Lines containing the string "this" are to be counted; report only how many there are.

++++++++++++++++++++

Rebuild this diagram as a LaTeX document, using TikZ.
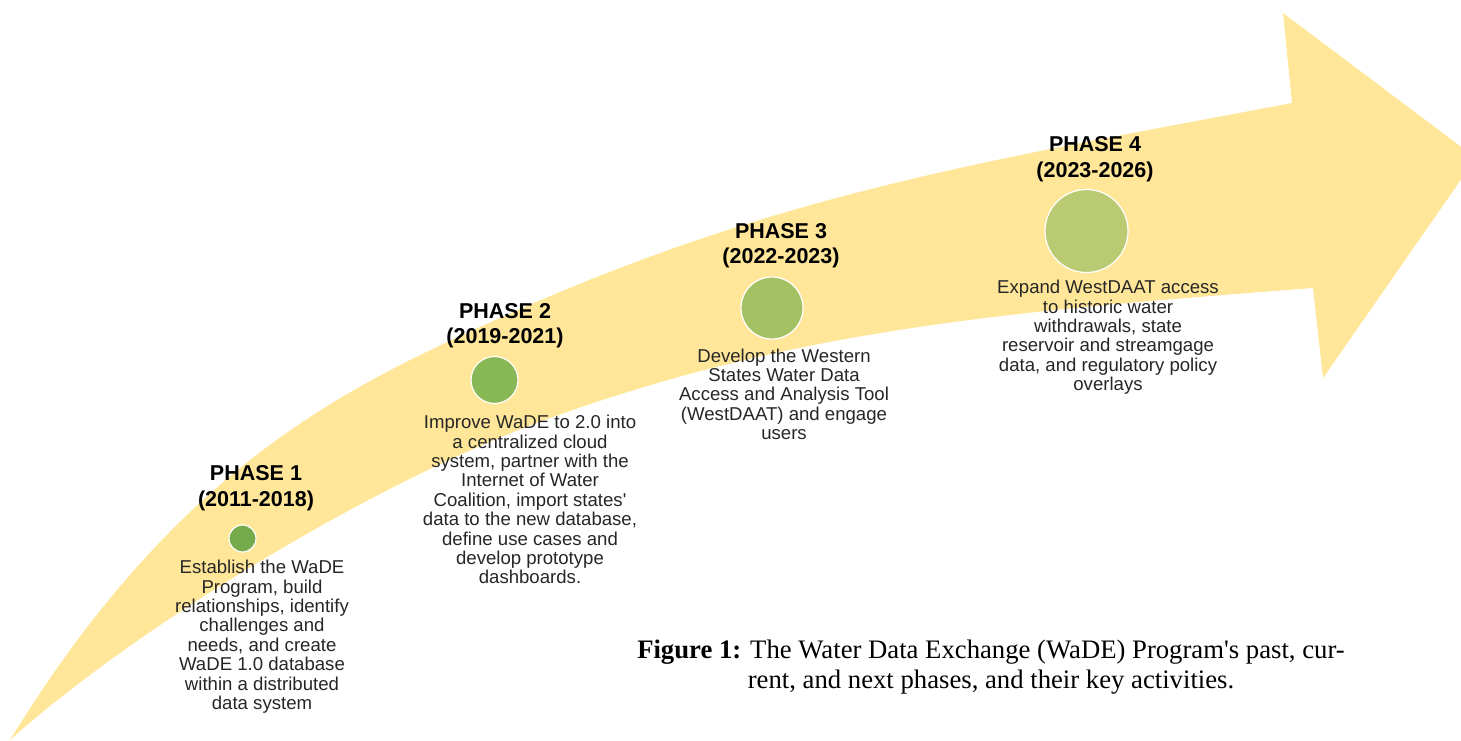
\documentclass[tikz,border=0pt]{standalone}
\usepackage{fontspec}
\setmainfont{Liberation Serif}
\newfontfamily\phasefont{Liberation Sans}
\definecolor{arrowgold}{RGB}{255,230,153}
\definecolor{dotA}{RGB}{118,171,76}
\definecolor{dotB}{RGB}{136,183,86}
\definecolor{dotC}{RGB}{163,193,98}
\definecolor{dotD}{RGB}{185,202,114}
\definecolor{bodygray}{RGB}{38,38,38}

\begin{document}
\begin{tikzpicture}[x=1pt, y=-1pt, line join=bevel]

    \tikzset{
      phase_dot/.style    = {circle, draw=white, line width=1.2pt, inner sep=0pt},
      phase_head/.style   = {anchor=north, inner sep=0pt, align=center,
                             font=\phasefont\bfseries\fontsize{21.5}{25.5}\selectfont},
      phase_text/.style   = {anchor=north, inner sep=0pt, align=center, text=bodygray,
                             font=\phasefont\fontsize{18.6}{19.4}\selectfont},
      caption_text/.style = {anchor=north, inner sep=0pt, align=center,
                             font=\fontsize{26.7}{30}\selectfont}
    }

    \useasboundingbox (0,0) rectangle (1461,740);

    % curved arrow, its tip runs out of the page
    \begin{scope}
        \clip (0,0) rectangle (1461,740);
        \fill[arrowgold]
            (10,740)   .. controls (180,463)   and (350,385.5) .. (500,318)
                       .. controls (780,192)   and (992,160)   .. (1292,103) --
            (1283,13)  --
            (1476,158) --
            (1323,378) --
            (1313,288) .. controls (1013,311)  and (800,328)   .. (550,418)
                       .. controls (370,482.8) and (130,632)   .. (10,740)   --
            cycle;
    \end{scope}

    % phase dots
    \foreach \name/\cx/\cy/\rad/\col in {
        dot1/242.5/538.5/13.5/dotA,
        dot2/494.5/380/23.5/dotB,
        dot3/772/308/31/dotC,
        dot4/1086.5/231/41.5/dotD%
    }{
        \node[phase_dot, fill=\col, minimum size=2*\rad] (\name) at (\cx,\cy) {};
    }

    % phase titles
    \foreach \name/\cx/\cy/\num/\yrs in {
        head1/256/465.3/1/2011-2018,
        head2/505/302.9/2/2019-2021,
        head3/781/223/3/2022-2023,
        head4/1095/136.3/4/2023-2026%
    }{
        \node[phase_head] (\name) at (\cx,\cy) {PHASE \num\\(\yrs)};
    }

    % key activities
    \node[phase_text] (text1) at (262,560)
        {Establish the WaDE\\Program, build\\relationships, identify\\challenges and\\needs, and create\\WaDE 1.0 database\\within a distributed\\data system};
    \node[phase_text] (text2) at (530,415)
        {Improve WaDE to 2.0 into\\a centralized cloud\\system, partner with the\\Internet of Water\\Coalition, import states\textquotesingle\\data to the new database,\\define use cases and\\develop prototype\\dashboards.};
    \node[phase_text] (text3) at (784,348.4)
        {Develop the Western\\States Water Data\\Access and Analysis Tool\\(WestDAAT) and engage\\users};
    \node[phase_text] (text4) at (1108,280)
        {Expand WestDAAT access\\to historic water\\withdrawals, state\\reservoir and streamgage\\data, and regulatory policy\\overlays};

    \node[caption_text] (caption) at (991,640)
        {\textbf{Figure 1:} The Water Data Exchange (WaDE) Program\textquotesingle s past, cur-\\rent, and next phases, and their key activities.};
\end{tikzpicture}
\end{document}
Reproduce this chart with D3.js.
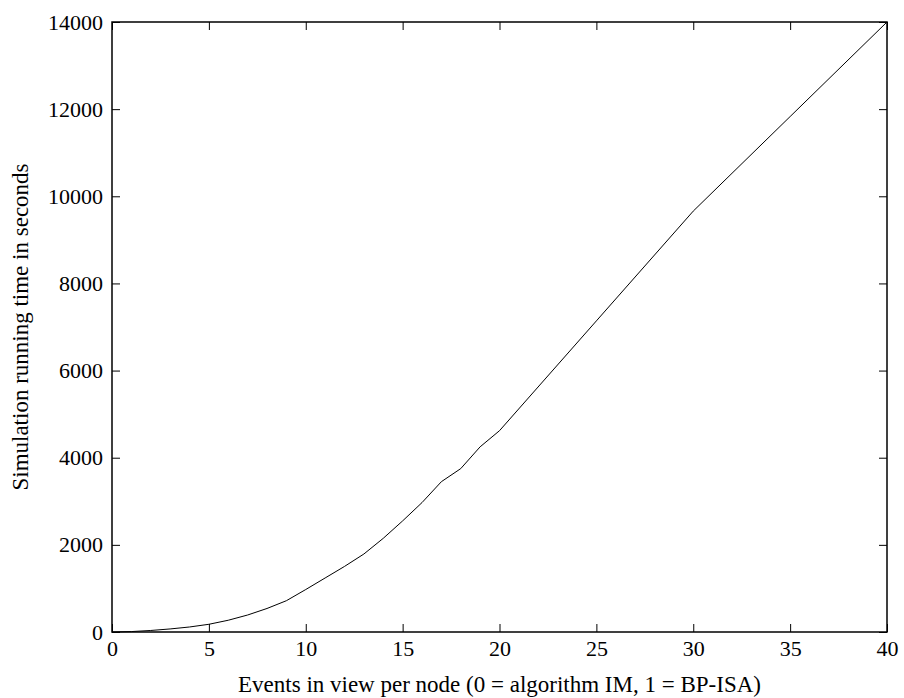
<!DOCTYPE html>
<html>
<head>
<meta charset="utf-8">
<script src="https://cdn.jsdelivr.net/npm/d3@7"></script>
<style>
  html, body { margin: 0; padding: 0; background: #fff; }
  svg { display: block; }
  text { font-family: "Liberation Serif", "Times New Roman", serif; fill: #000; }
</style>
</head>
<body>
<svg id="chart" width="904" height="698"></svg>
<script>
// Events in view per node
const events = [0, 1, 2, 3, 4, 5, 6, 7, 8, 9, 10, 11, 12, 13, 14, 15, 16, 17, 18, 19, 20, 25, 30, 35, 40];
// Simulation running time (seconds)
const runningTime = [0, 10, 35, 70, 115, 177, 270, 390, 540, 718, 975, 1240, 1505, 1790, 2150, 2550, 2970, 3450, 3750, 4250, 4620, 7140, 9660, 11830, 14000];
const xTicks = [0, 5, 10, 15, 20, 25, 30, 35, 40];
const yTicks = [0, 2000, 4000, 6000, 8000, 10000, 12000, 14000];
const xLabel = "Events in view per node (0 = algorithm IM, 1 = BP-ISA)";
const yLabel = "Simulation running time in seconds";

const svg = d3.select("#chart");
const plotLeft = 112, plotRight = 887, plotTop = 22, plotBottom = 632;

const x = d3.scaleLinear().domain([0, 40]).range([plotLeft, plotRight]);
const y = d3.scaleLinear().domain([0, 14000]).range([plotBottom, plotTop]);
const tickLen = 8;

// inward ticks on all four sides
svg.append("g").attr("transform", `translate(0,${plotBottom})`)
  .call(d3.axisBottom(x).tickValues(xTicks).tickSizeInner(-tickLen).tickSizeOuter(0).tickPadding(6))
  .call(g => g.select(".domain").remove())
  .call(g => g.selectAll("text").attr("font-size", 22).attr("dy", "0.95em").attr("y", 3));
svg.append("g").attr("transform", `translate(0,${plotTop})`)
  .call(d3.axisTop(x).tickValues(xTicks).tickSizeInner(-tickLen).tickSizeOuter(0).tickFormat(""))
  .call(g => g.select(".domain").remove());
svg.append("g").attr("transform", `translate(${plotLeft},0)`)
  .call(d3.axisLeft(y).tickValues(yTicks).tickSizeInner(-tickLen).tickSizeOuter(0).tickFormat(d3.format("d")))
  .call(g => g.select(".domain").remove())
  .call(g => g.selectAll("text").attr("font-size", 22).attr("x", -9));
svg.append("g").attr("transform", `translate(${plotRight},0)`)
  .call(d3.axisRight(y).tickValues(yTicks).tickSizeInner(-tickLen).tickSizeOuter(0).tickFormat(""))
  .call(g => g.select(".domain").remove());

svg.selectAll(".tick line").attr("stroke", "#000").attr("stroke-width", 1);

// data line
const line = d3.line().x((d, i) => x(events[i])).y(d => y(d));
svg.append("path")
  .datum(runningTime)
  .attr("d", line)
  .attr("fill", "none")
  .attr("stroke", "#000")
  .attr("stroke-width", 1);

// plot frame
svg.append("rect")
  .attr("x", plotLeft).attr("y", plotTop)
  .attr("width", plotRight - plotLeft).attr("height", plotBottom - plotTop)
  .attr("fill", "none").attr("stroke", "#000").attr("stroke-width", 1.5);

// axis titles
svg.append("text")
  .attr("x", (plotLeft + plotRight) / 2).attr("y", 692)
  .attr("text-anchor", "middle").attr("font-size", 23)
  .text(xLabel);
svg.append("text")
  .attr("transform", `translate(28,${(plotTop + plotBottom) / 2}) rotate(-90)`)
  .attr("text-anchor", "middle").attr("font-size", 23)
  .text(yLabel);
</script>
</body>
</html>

++++++++++++++++++++

TASK RESPONSE:
2